Could Ole Miss Sharpshooter Marshall Henderson Ever Play in the NBA?

Jonathan WassermanNBA Lead WriterMarch 28, 2013

Dec 1, 2012; Oxford, MS, USA;  Mississippi Rebels guard Marshall Henderson (22) celebrates during the game against the Rutgers Scarlet Knights at the Tad Smith Coliseum.  Mississippi Rebels defeated the Rutgers Scarlet Knights 80-67.  Mandatory Credit: Spruce Derden–USA TODAY Sports
Spruce Derden-USA TODAY Sports

Marshall Henderson's scoring outburst as a junior at Ole Miss certainly hasn't gone unnoticed. But how will it translate to a future in basketball?

Henderson will essentially be auditioning for a three-point specialist role at the NBA level. The three-ball is the only thing that separates him, other than his character, from other prospects in the field.

Unfortunately, the position doesn't exist for 6'2'' guards in the pros. Go check out the depth chart for every NBA team and you won't find any undersized shooting guard whose only responsibility is to knock down the long ball.

And yes, that's the only thing he brings to the NBA table, other than his competitiveness, which I admittedly admire.

Think about this: Henderson averages 10.9 three-point attempts and 4.4 two-point attempts per game. He scores 20.1 points per game, yet only makes two field goals per game inside the arc!

Overall, he takes 15.3 shots per game and only shoots 38.1 percent from the floor. That's a poor usage-to-conversion ratio.

The point is he's too one-dimensional, and he's not even good enough in that one dimension to let it override his deficiencies.

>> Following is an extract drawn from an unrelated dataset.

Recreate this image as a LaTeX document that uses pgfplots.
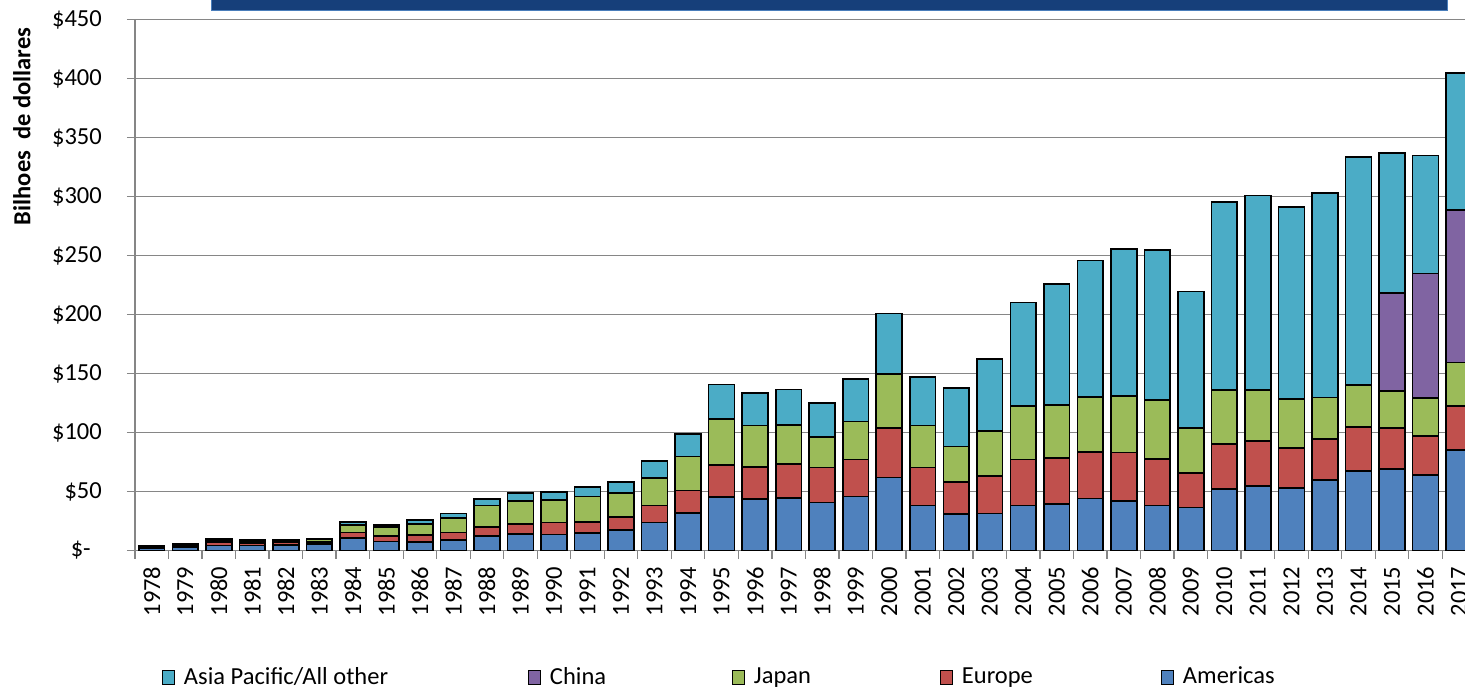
\documentclass[border=0pt]{standalone}
\usepackage{pgfplots}
\pgfplotsset{compat=1.18}
\usepackage{pgfplotstable}
\usepackage{fontspec}
\setmainfont{Carlito}
\definecolor{cAm}{HTML}{4F81BD}
\definecolor{cEu}{HTML}{C0504D}
\definecolor{cJp}{HTML}{9BBB59}
\definecolor{cCn}{HTML}{8064A2}
\definecolor{cAP}{HTML}{4BACC6}
\definecolor{gridgray}{RGB}{134,134,134}
\definecolor{titleblue}{RGB}{22,63,122}
\definecolor{titleborder}{RGB}{74,126,187}
\pgfplotstableread{
x Am Eu Jp Cn AP
0 1.9 0.8 0.6 0 0.5
1 3.0 1.1 0.8 0 0.6
2 4.4 2.8 1.4 0 0.9
3 4.4 2.2 1.4 0 0.9
4 4.5 2.2 1.3 0 0.9
5 5.5 1.7 2.0 0 1.1
6 10.6 4.5 6.5 0 2.8
7 7.5 4.8 7.4 0 1.9
8 7.2 5.7 9.8 0 2.9
9 8.9 6.2 12.4 0 3.7
10 12.3 7.6 18.1 0 5.6
11 14.2 8.5 19.5 0 6.3
12 13.7 9.9 19.2 0 6.8
13 14.6 9.8 21.5 0 7.9
14 17.6 11.0 19.9 0 9.8
15 23.6 14.4 23.2 0 14.4
16 32.0 19.0 28.8 0 18.9
17 45.1 27.4 38.7 0 29.6
18 43.4 27.6 34.8 0 27.9
19 44.7 28.6 33.1 0 30.2
20 40.8 29.7 25.7 0 28.8
21 45.6 31.4 32.2 0 35.9
22 62.0 41.8 45.8 0 51.1
23 38.3 31.9 35.6 0 41.0
24 30.7 27.4 29.9 0 49.7
25 31.2 31.9 38.2 0 61.2
26 38.0 39.0 45.5 0 87.8
27 39.2 39.4 44.7 0 102.3
28 43.9 39.8 46.6 0 115.6
29 41.9 41.0 48.0 0 124.4
30 38.0 39.5 50.0 0 127.4
31 36.3 29.6 37.9 0 115.8
32 51.9 38.1 46.0 0 159.1
33 54.7 38.1 43.0 0 164.9
34 53.2 33.7 41.5 0 162.7
35 59.7 34.8 35.3 0 173.2
36 67.4 37.5 35.1 0 193.5
37 69.1 34.7 31.4 82.8 119.1
38 64.0 33.0 32.0 105.9 99.7
39 85.2 37.5 36.5 129.6 116.1
}\data
\pgfplotsset{
  mybar/.style={fill=#1, draw=black, line width=1.6bp,
    legend image code/.code={\draw[fill=#1,draw=black,line width=1bp] (0bp,-7bp) rectangle (12bp,7bp);}}
}
\begin{document}
\fontsize{24.5bp}{29bp}\selectfont
\begin{tikzpicture}
\useasboundingbox (0,0) rectangle (1465bp,688bp);
\fill[titleblue, draw=titleborder, line width=1bp] (211bp,677bp) rectangle (1447bp,700bp);
\begin{axis}[
  at={(135bp,137.5bp)}, anchor=south west,
  scale only axis, width=1330bp, height=531bp,
  xmin=-0.5, xmax=39.18, ymin=0, ymax=450,
  enlargelimits=false,
  ybar stacked, bar width=0.77,
  axis x line*=bottom, axis y line*=left,
  axis line style={draw=gridgray, line width=1.3bp, -},
  ymajorgrids, grid style={gridgray, line width=1.3bp},
  tick align=outside, major tick length=8bp, minor tick length=8bp,
  ytick={0,50,...,450},
  yticklabels={\makebox[31bp][l]{\$-},\$50,\$100,\$150,\$200,\$250,\$300,\$350,\$400,\$450},
  y tick style={gridgray, line width=1.3bp},
  yticklabel style={anchor=east, inner sep=0pt},
  yticklabel shift=25bp,
  xtick={0,...,39},
  xticklabels={1978,1979,1980,1981,1982,1983,1984,1985,1986,1987,1988,1989,1990,1991,1992,1993,1994,1995,1996,1997,1998,1999,2000,2001,2002,2003,2004,2005,2006,2007,2008,2009,2010,2011,2012,2013,2014,2015,2016,2017},
  major x tick style={draw=none},
  minor xtick={-0.5,0.5,...,39.5},
  minor x tick style={gridgray, line width=1.3bp},
  xticklabel style={rotate=90, anchor=east, inner sep=0pt},
  xticklabel shift=8bp,
  ylabel={\bfseries Bilhoes\ \ de dollares},
  ylabel style={at={(axis description cs:-0.085,0.7987)}, anchor=center},
  legend columns=5,
  reverse legend,
  legend style={at={(axis description cs:0.0203,-0.2390)}, anchor=west,
    draw=none, fill=none, inner sep=0pt, outer sep=0pt,
    nodes={inner sep=0pt, anchor=west}, column sep=0pt,
    /tikz/every odd column/.append style={column sep=9bp}},
]
\addplot[mybar=cAm] table[x=x,y=Am] {\data};
\addlegendentry{Americas}
\addplot[mybar=cEu] table[x=x,y=Eu] {\data};
\addlegendentry{\makebox[199bp][l]{Europe}}
\addplot[mybar=cJp] table[x=x,y=Jp] {\data};
\addlegendentry{\makebox[186bp][l]{Japan}}
\addplot[mybar=cCn] table[x=x,y=Cn] {\data};
\addlegendentry{\makebox[182bp][l]{China}}
\addplot[mybar=cAP] table[x=x,y=AP] {\data};
\addlegendentry{\makebox[344bp][l]{Asia Pacific/All other}}
\end{axis}
\end{tikzpicture}
\end{document}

Henderson is only a 35 percent long-range shooter. Let's compare him to guards who are 6'4'' and under, both of the past and present, who had tried or are trying to find a role as a three-point specialist.

Most Recent College Year
3-pt FGA 3-pt FGM 3-pt Percentage
J.J. Redick 9.2 3.9 42.1
John Jenkins 8.7 3.8 43.9
Marshall Henderson 10.9 3.8 35.0


Henderson needed nearly two more attempts than Redick and over two more attempts than Jenkins to get similar results.

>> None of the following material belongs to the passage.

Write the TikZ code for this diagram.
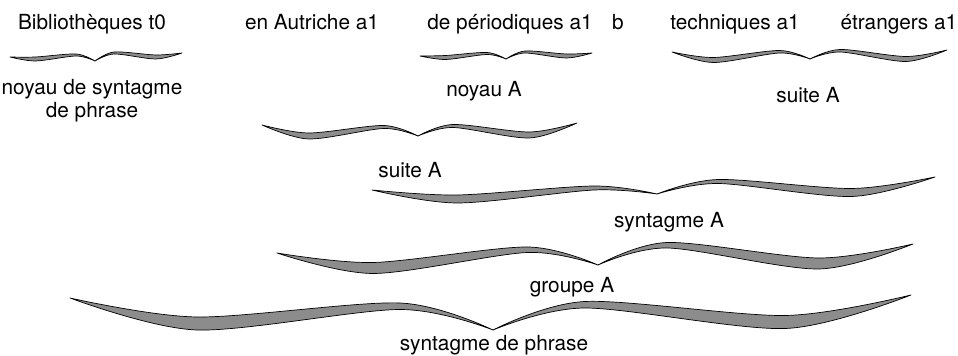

To make things worse, Henderson is two inches shorter than both players. And I only picked these two guys because they're the only recent ones I can think of 6'4'' and under who actually made the NBA based primarily on their three-ball.

If you're going to audition for a three-point specialist role, the No. 1 thing teams will be looking for is consistency. A three-point specialist is useless during an off-day, and too many off-days means too many wasted minutes.

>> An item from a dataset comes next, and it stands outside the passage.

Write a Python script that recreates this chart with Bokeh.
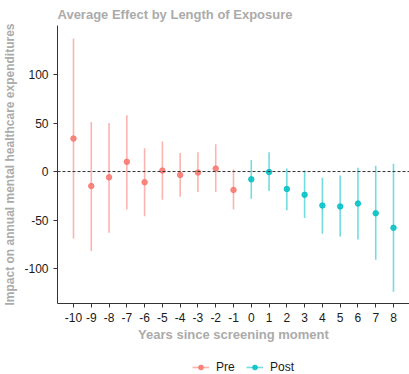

Henderson has shot below 35 percent from downtown in 19 different games this year. In one four-game stretch in late November and early December, Henderson went 10-of-46 from behind the arc. That's 36 three-point misses in four games!

In a loss to Mississippi State, Henderson actually missed 15 three-pointers in 31 minutes.

During Ole Miss' two NCAA tournament games, Henderson missed a combined 20 three-pointers!

On top of everything, Henderson projects as a defensive liability. At just 6'2'', 175 pounds, guarding NBA 2-guards is out of the question, while NBA point guards would eat him alive with quickness.

There's only one possible role for Henderson, and that's as a three-point specialist. Unfortunately, his three-ball just isn't that special. No team in the NBA would give him the green light he needs at Ole Miss in order to get going.

I could run 10 miles if I have two weeks to do it. Henderson is obviously a dangerous three-point threat, but his scoring production isn't worth the amount of missed ones it takes him to get there.

Henderson doesn't really have a shot at the NBA level. He could be a draw overseas, but don't count on any pro franchise using a draft pick on an undersized, volatile, inconsistent, high-volume three-point shooter with character issues.